* **Supplied material**:

⟨

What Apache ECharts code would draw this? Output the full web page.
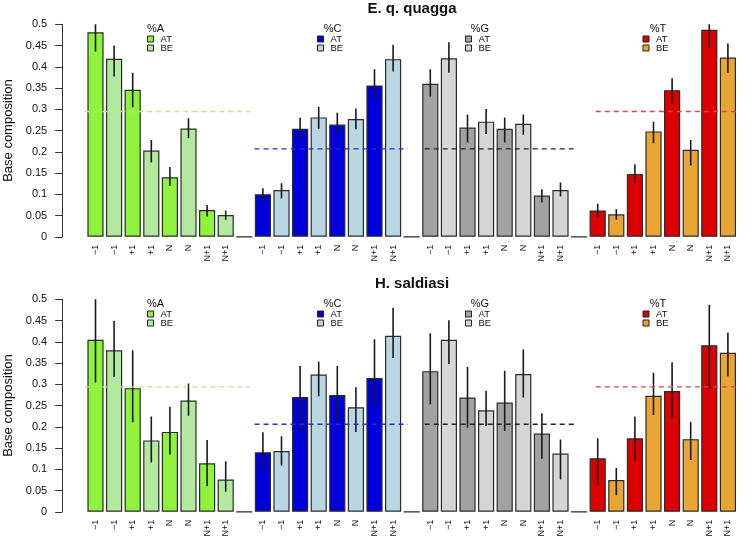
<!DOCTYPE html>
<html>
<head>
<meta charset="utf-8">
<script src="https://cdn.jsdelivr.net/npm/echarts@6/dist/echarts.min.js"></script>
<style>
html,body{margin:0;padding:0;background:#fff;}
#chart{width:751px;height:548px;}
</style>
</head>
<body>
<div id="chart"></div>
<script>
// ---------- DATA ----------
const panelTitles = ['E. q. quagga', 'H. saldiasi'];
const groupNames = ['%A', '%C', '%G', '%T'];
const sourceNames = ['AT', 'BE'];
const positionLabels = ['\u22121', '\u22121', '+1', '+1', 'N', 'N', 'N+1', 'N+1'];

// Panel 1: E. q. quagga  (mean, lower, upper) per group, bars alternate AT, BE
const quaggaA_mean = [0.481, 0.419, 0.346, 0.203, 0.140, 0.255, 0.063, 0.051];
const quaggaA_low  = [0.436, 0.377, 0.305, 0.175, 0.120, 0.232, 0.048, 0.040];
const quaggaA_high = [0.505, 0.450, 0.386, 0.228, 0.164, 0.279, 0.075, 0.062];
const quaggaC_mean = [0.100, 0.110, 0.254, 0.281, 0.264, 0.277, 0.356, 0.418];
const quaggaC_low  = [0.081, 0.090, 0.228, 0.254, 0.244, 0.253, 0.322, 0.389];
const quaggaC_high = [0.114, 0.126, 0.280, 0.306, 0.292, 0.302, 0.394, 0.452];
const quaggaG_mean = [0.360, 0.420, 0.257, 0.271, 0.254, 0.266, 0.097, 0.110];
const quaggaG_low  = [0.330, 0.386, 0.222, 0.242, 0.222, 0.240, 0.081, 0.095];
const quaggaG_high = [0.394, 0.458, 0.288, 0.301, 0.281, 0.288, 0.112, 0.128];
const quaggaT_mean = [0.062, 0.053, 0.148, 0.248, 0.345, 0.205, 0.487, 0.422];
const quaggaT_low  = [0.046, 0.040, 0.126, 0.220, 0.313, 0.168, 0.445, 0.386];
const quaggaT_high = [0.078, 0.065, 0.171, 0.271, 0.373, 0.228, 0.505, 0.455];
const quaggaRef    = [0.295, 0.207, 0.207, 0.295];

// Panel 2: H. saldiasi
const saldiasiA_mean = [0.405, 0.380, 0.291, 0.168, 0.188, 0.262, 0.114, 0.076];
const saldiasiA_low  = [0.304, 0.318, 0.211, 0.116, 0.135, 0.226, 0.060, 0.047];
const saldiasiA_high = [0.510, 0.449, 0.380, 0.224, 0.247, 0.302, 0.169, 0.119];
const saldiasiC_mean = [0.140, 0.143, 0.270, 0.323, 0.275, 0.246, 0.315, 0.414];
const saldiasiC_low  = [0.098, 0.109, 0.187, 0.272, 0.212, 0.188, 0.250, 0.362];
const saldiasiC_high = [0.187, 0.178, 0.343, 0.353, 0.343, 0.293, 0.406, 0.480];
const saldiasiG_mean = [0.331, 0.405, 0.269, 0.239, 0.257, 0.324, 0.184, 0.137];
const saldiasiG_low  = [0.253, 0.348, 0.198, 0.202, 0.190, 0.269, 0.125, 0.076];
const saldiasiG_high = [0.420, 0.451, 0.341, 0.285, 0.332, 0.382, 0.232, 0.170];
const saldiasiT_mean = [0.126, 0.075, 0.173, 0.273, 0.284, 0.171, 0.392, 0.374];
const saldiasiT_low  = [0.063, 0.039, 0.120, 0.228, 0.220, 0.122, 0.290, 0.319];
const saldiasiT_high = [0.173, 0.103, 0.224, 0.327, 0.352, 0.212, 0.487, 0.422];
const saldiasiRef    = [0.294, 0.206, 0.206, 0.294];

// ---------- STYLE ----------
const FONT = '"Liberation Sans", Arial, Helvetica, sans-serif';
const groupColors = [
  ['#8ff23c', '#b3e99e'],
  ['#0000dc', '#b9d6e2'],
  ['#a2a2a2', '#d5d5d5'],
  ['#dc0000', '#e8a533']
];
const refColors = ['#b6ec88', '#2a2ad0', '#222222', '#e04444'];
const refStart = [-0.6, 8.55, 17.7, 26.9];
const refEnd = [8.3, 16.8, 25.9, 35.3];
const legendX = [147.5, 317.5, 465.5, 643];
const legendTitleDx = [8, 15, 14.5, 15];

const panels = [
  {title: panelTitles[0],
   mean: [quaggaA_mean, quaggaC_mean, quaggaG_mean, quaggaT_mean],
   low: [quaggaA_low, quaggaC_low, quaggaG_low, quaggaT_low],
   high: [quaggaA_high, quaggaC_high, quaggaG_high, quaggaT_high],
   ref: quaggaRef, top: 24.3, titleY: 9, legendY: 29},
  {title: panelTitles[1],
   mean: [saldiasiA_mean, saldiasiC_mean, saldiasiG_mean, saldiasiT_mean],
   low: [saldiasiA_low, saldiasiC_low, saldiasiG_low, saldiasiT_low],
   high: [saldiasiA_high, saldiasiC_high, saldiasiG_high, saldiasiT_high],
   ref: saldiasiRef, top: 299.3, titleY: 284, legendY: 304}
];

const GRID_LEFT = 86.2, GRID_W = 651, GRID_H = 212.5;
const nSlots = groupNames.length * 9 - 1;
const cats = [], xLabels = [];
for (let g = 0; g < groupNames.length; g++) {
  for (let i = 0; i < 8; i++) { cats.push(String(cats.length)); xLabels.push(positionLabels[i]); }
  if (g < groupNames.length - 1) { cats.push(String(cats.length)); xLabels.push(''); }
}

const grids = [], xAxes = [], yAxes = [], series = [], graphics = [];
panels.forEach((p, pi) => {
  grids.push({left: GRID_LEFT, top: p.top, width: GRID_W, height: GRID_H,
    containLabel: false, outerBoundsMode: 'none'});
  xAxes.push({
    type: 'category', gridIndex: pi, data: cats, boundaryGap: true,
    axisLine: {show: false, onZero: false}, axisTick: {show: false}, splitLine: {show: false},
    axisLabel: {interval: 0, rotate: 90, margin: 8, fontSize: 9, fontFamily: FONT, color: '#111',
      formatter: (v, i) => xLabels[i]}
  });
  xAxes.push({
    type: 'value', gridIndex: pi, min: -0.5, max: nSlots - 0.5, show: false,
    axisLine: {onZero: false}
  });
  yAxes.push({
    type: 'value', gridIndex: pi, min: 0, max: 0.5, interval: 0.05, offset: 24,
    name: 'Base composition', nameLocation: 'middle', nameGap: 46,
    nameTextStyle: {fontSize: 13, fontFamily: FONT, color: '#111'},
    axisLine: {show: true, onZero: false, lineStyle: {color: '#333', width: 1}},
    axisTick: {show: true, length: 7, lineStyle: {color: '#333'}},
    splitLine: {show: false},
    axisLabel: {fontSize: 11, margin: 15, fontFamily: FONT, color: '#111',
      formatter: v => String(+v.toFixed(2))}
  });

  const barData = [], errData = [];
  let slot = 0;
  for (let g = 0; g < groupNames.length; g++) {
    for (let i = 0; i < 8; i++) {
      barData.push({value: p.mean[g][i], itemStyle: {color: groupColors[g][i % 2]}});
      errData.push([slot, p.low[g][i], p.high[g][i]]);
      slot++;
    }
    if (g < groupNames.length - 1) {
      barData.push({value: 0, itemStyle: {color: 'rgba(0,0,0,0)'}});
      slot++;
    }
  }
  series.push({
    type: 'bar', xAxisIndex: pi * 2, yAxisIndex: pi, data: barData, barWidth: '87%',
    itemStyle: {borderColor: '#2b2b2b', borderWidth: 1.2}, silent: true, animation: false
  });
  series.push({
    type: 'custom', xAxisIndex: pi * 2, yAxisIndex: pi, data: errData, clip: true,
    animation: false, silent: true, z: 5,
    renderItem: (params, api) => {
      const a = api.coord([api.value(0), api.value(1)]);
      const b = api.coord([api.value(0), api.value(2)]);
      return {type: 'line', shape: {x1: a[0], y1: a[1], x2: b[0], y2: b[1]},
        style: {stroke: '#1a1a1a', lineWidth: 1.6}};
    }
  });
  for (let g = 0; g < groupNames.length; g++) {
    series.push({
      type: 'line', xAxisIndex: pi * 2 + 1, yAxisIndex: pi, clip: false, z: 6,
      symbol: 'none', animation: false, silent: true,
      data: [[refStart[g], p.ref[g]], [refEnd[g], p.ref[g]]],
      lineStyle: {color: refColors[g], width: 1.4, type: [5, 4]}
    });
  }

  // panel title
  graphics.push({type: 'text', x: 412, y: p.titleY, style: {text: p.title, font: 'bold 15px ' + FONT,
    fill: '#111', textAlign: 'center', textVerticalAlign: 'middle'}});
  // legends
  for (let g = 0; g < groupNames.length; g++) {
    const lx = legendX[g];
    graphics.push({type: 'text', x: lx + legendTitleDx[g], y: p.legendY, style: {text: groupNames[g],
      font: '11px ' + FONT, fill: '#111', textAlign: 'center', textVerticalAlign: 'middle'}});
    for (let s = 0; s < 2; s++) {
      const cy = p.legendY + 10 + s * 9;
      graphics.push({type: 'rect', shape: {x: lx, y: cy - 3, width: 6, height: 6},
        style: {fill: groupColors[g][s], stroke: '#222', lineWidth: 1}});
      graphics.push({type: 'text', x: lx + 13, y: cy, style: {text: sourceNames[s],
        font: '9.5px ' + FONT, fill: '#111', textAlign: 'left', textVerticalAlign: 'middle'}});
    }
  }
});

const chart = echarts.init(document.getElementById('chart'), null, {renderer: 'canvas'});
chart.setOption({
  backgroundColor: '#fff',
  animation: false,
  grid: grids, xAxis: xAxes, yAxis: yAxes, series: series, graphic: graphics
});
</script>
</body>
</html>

⟩

* **Written task**:
Leave out the pictures and repeat exactly the lines from the start of the material through the line that contains "['\u22121', '\u22121', '+1', '+1', 'N', 'N', 'N+1', 'N+1'];", both included.

* **Exercise solution**:
What Apache ECharts code would draw this? Output the full web page.
<!DOCTYPE html>
<html>
<head>
<meta charset="utf-8">
<script src="https://cdn.jsdelivr.net/npm/echarts@6/dist/echarts.min.js"></script>
<style>
html,body{margin:0;padding:0;background:#fff;}
#chart{width:751px;height:548px;}
</style>
</head>
<body>
<div id="chart"></div>
<script>
// ---------- DATA ----------
const panelTitles = ['E. q. quagga', 'H. saldiasi'];
const groupNames = ['%A', '%C', '%G', '%T'];
const sourceNames = ['AT', 'BE'];
const positionLabels = ['\u22121', '\u22121', '+1', '+1', 'N', 'N', 'N+1', 'N+1'];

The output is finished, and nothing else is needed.